Michelle Pariano discovered her daughter was riding with her friends and all of them are under 18 years old. She said one of her daughter's friends had a credit card and had ordered a ride-share before. The teens apparently did four to five rides with different drivers.
"Whether it's somebody's livelihood or just doing it for extra cash on the side, we can't take that risk," Brandy said.
Patty Esselink, community relations officer for Canton police, warns these drivers are strangers alone with children learning where they go to school, where they live and where they do after-school activities.
"It's dangerous. You don't know where that child is getting dropped off at or picked up at," Esselink said. "I know many kids think that nothing's going to happen to them or they've done it before and nothing happened, but it only takes one time for something bad to happen to you, so kids need to understand that it is dangerous when they do that."
Local 4 reached out to Uber and Lyft.
Uber said: "Our terms, which riders and drivers agree to, explicitly state that anyone under 18 must be accompanied by an adult to ride with Uber. Also, our Community Guidelines outline the ways someone can lose access to the app - and which clearly state that an account holder must be over 18.”

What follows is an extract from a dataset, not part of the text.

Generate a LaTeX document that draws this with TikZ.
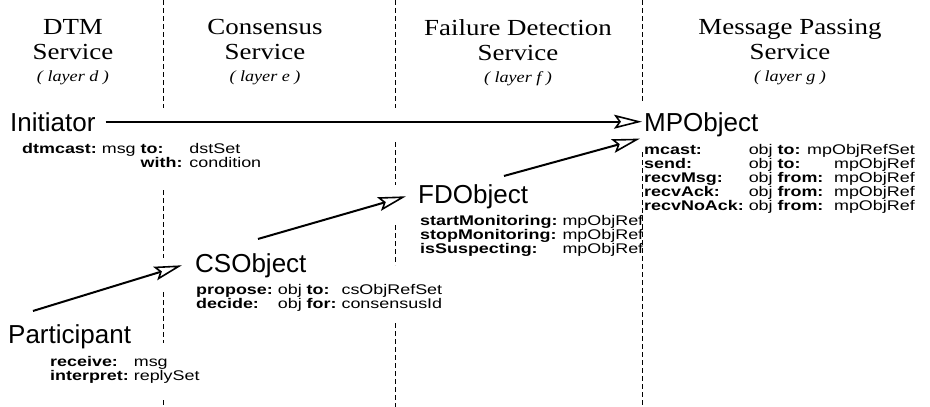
\documentclass[tikz,border=0pt]{standalone}
\usepackage{fontspec}
\setmainfont{Liberation Serif}[FakeStretch=1.17]
\newfontfamily\objfont{Liberation Sans}
\newfontfamily\opfont{Liberation Sans}[FakeStretch=1.28]
\usetikzlibrary{arrows.meta}

% styles for the service headings, the objects and their operations
\tikzset{
  svc/.style={font=\fontsize{23}{25}\selectfont, align=center, anchor=north, inner sep=0pt},
  obj/.style={font=\objfont\fontsize{26}{28}\selectfont, anchor=base west, inner sep=2pt},
  ops/.style={font=\opfont\fontsize{14}{13.2}\selectfont, anchor=base west, inner sep=0pt},
  sep/.style={line width=0.6pt, dash pattern=on 5pt off 3pt},
  link/.style={line width=2pt, -{Stealth[open, length=28pt, width=14pt, inset=5pt, line width=1.6pt]}},
}
\newcommand{\lyr}[1]{{\fontsize{15.5}{17}\selectfont\itshape ( layer #1 )}}

\begin{document}
\begin{tikzpicture}[x=1pt, y=-1pt]
    \useasboundingbox (0,0) rectangle (930,407);

    % layer separators (broken where text or arrows cross)
    \foreach \x/\a/\b in {163/0/108, 163/190/258, 163/292/343, 163/400/407,
                          395/0/108, 395/142/185, 395/225/265, 395/323/407,
                          642/0/103, 642/152/407}
        \draw[sep] (\x,\a) -- (\x,\b);

    % service headings
    \node[svc] (dtm) at (73,19)  {DTM\\Service\\[-3pt]\lyr{d}};
    \node[svc] (cs)  at (265,19) {Consensus\\Service\\[-3pt]\lyr{e}};
    \node[svc] (fd)  at (518,19) {Failure Detection\\Service\\[-3pt]\lyr{f}};
    \node[svc] (mp)  at (790,19) {Message Passing\\Service\\[-3pt]\lyr{g}};

    % DTM layer
    \node[obj] (init) at (8,131) {Initiator};
    \node[ops] (init-ops) at (22,153) {\begin{tabular}[t]{@{}l@{\ }l@{\ }l@{\hspace{7pt}}l@{}}
        \textbf{dtmcast:} & msg & \textbf{to:} & dstSet\\
        & & \textbf{with:} & condition
    \end{tabular}};
    \node[obj] (part) at (6,343) {Participant};
    \node[ops] (part-ops) at (50,366) {\begin{tabular}[t]{@{}l@{\ }l@{}}
        \textbf{receive:} & msg\\
        \textbf{interpret:} & replySet
    \end{tabular}};

    % consensus layer
    \node[obj] (cso) at (193,272) {CSObject};
    \node[ops] (cso-ops) at (196,294) {\begin{tabular}[t]{@{}l@{\ }l@{\ }l@{\ }l@{}}
        \textbf{propose:} & obj & \textbf{to:} & csObjRefSet\\
        \textbf{decide:} & obj & \textbf{for:} & consensusId
    \end{tabular}};

    % failure detection layer
    \node[obj] (fdo) at (416,203) {FDObject};
    \node[ops] (fdo-ops) at (420,225) {\begin{tabular}[t]{@{}l@{\ }l@{}}
        \textbf{startMonitoring:} & mpObjRef\\
        \textbf{stopMonitoring:} & mpObjRef\\
        \textbf{isSuspecting:} & mpObjRef
    \end{tabular}};

    % message passing layer
    \node[obj] (mpo) at (642,131) {MPObject};
    \node[ops] (mpo-ops) at (644,154) {\begin{tabular}[t]{@{}l@{\ }l@{\ }l@{\ }r@{}}
        \textbf{mcast:} & obj & \multicolumn{2}{@{}l@{}}{\textbf{to:} mpObjRefSet}\\
        \textbf{send:} & obj & \textbf{to:} & mpObjRef\\
        \textbf{recvMsg:} & obj & \textbf{from:} & mpObjRef\\
        \textbf{recvAck:} & obj & \textbf{from:} & mpObjRef\\
        \textbf{recvNoAck:} & obj & \textbf{from:} & mpObjRef
    \end{tabular}};

    % calls between the layers
    \draw[link] ([xshift=8pt]init.east) -- (init.east -| mpo.west);
    \draw[link] ([shift={(27,-11)}]part.north west) -- ([xshift=-11pt]cso.west);
    \draw[link] ([shift={(65,-12)}]cso.north west) -- ([xshift=-10pt]fdo.west);
    \draw[link] ([shift={(88,-6)}]fdo.north west) -- ([xshift=-2pt]mpo.south west);
\end{tikzpicture}
\end{document}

Uber said drivers are asked to report an underage rider to the company for further review or investigation. Account holders who let their children use their accounts could lose access to Uber.
It also tells drivers the following: "When picking up riders, if you feel they are underage (under 18 years old), you may request they provide a driver's license or ID card for confirmation. If a rider is underage, please do not start the trip or allow them to ride."
Lyft also released a statement about this concern.
"As stated in Lyft's terms of service, unaccompanied minors are not permitted on the platform. Children are welcome to join adult passengers in a ride, but aren't permitted to ride alone in a Lyft vehicle. We send periodic reminders to drivers about this and other policies. Drivers have our support in declining or canceling rides for those not following this policy, and their decision to do so will not negatively impact their rating. We encourage anyone with concerns about unaccompanied minors using the Lyft platform to contact our critical response line, which is available 24 hours a day, 7 days a week, so we can take the appropriate action."